> Problem description
Write the entries below out again exactly; any picture in them stays out.

-- Data provided start --

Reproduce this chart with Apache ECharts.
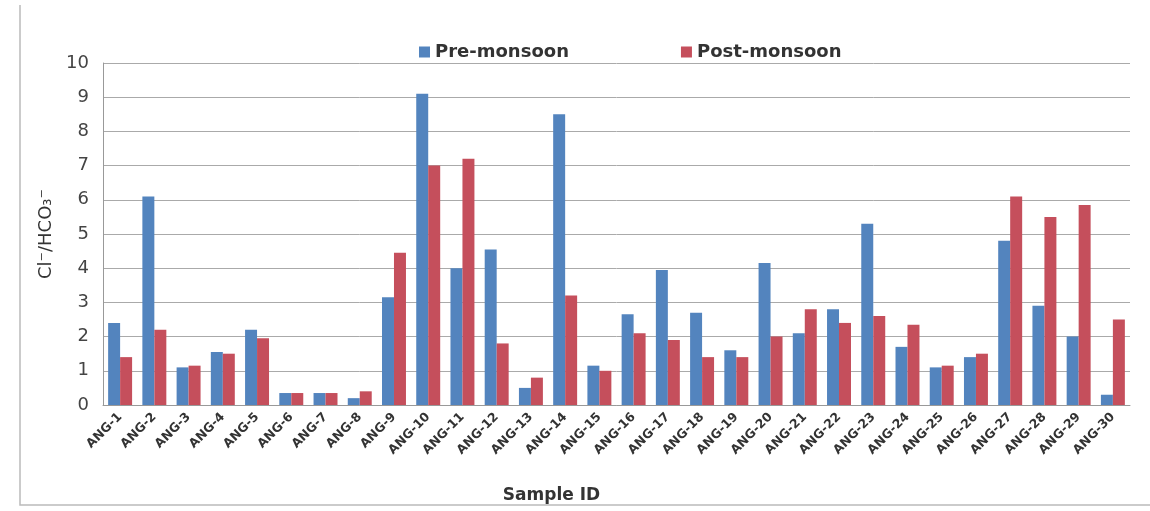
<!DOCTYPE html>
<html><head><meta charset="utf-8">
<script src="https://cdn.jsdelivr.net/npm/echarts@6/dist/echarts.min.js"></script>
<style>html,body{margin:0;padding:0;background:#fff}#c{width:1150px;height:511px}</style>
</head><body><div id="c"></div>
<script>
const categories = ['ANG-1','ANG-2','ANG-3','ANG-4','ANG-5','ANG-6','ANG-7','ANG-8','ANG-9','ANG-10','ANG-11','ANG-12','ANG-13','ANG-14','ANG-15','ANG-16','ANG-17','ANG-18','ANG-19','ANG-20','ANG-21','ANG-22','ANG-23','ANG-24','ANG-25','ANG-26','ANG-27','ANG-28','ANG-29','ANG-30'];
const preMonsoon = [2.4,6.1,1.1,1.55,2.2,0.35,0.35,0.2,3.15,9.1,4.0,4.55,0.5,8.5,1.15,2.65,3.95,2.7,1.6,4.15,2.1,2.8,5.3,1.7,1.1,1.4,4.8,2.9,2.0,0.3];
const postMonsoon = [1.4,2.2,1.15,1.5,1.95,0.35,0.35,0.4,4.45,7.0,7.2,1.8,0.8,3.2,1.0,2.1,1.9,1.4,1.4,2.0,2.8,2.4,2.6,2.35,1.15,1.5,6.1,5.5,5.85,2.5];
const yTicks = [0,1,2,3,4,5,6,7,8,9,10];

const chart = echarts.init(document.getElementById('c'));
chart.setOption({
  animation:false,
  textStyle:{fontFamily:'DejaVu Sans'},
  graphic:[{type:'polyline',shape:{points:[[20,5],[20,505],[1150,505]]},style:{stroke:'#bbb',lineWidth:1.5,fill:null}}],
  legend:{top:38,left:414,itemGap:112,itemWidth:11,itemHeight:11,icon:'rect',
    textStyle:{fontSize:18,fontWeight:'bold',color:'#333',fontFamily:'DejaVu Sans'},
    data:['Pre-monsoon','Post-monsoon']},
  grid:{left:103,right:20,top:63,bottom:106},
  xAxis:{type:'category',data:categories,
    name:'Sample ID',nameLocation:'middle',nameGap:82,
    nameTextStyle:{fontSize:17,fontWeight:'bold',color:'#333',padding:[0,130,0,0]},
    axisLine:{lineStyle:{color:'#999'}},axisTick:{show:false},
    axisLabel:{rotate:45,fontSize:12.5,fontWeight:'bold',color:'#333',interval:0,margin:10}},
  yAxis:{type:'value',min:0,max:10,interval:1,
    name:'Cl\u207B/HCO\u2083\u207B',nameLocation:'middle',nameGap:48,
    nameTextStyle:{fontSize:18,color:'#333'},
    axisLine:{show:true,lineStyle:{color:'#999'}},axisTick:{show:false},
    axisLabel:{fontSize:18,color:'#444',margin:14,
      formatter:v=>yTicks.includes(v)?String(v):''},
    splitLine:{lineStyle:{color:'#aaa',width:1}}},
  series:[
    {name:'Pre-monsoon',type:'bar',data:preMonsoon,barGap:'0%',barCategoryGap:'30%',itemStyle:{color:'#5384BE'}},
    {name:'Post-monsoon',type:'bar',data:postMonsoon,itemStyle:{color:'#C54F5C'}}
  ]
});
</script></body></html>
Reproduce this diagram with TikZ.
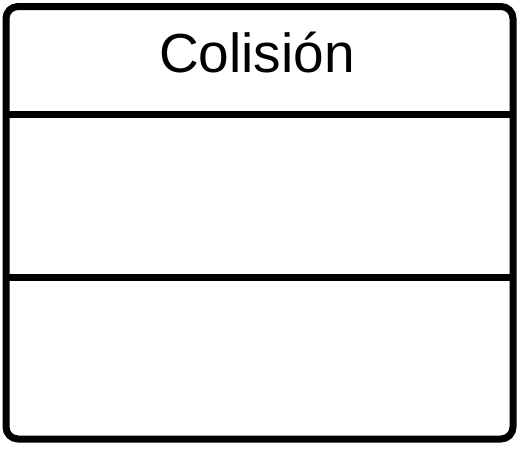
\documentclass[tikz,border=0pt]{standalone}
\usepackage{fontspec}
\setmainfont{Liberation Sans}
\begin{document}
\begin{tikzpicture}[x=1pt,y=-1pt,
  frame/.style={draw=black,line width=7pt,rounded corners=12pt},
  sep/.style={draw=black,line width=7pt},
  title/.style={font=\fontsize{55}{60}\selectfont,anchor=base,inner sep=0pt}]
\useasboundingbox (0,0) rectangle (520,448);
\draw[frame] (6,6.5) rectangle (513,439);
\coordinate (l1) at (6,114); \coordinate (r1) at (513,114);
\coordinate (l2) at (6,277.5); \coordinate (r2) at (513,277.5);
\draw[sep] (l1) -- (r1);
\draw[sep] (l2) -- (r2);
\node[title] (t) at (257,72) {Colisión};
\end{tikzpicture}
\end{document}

-- Data provided end --

> Answer in full
Reproduce this chart with Apache ECharts.
<!DOCTYPE html>
<html><head><meta charset="utf-8">
<script src="https://cdn.jsdelivr.net/npm/echarts@6/dist/echarts.min.js"></script>
<style>html,body{margin:0;padding:0;background:#fff}#c{width:1150px;height:511px}</style>
</head><body><div id="c"></div>
<script>
const categories = ['ANG-1','ANG-2','ANG-3','ANG-4','ANG-5','ANG-6','ANG-7','ANG-8','ANG-9','ANG-10','ANG-11','ANG-12','ANG-13','ANG-14','ANG-15','ANG-16','ANG-17','ANG-18','ANG-19','ANG-20','ANG-21','ANG-22','ANG-23','ANG-24','ANG-25','ANG-26','ANG-27','ANG-28','ANG-29','ANG-30'];
const preMonsoon = [2.4,6.1,1.1,1.55,2.2,0.35,0.35,0.2,3.15,9.1,4.0,4.55,0.5,8.5,1.15,2.65,3.95,2.7,1.6,4.15,2.1,2.8,5.3,1.7,1.1,1.4,4.8,2.9,2.0,0.3];
const postMonsoon = [1.4,2.2,1.15,1.5,1.95,0.35,0.35,0.4,4.45,7.0,7.2,1.8,0.8,3.2,1.0,2.1,1.9,1.4,1.4,2.0,2.8,2.4,2.6,2.35,1.15,1.5,6.1,5.5,5.85,2.5];
const yTicks = [0,1,2,3,4,5,6,7,8,9,10];

const chart = echarts.init(document.getElementById('c'));
chart.setOption({
  animation:false,
  textStyle:{fontFamily:'DejaVu Sans'},
  graphic:[{type:'polyline',shape:{points:[[20,5],[20,505],[1150,505]]},style:{stroke:'#bbb',lineWidth:1.5,fill:null}}],
  legend:{top:38,left:414,itemGap:112,itemWidth:11,itemHeight:11,icon:'rect',
    textStyle:{fontSize:18,fontWeight:'bold',color:'#333',fontFamily:'DejaVu Sans'},
    data:['Pre-monsoon','Post-monsoon']},
  grid:{left:103,right:20,top:63,bottom:106},
  xAxis:{type:'category',data:categories,
    name:'Sample ID',nameLocation:'middle',nameGap:82,
    nameTextStyle:{fontSize:17,fontWeight:'bold',color:'#333',padding:[0,130,0,0]},
    axisLine:{lineStyle:{color:'#999'}},axisTick:{show:false},
    axisLabel:{rotate:45,fontSize:12.5,fontWeight:'bold',color:'#333',interval:0,margin:10}},
  yAxis:{type:'value',min:0,max:10,interval:1,
    name:'Cl\u207B/HCO\u2083\u207B',nameLocation:'middle',nameGap:48,
    nameTextStyle:{fontSize:18,color:'#333'},
    axisLine:{show:true,lineStyle:{color:'#999'}},axisTick:{show:false},
    axisLabel:{fontSize:18,color:'#444',margin:14,
      formatter:v=>yTicks.includes(v)?String(v):''},
    splitLine:{lineStyle:{color:'#aaa',width:1}}},
  series:[
    {name:'Pre-monsoon',type:'bar',data:preMonsoon,barGap:'0%',barCategoryGap:'30%',itemStyle:{color:'#5384BE'}},
    {name:'Post-monsoon',type:'bar',data:postMonsoon,itemStyle:{color:'#C54F5C'}}
  ]
});
</script></body></html>
Reproduce this diagram with TikZ.
\documentclass[tikz,border=0pt]{standalone}
\usepackage{fontspec}
\setmainfont{Liberation Sans}
\begin{document}
\begin{tikzpicture}[x=1pt,y=-1pt,
  frame/.style={draw=black,line width=7pt,rounded corners=12pt},
  sep/.style={draw=black,line width=7pt},
  title/.style={font=\fontsize{55}{60}\selectfont,anchor=base,inner sep=0pt}]
\useasboundingbox (0,0) rectangle (520,448);
\draw[frame] (6,6.5) rectangle (513,439);
\coordinate (l1) at (6,114); \coordinate (r1) at (513,114);
\coordinate (l2) at (6,277.5); \coordinate (r2) at (513,277.5);
\draw[sep] (l1) -- (r1);
\draw[sep] (l2) -- (r2);
\node[title] (t) at (257,72) {Colisión};
\end{tikzpicture}
\end{document}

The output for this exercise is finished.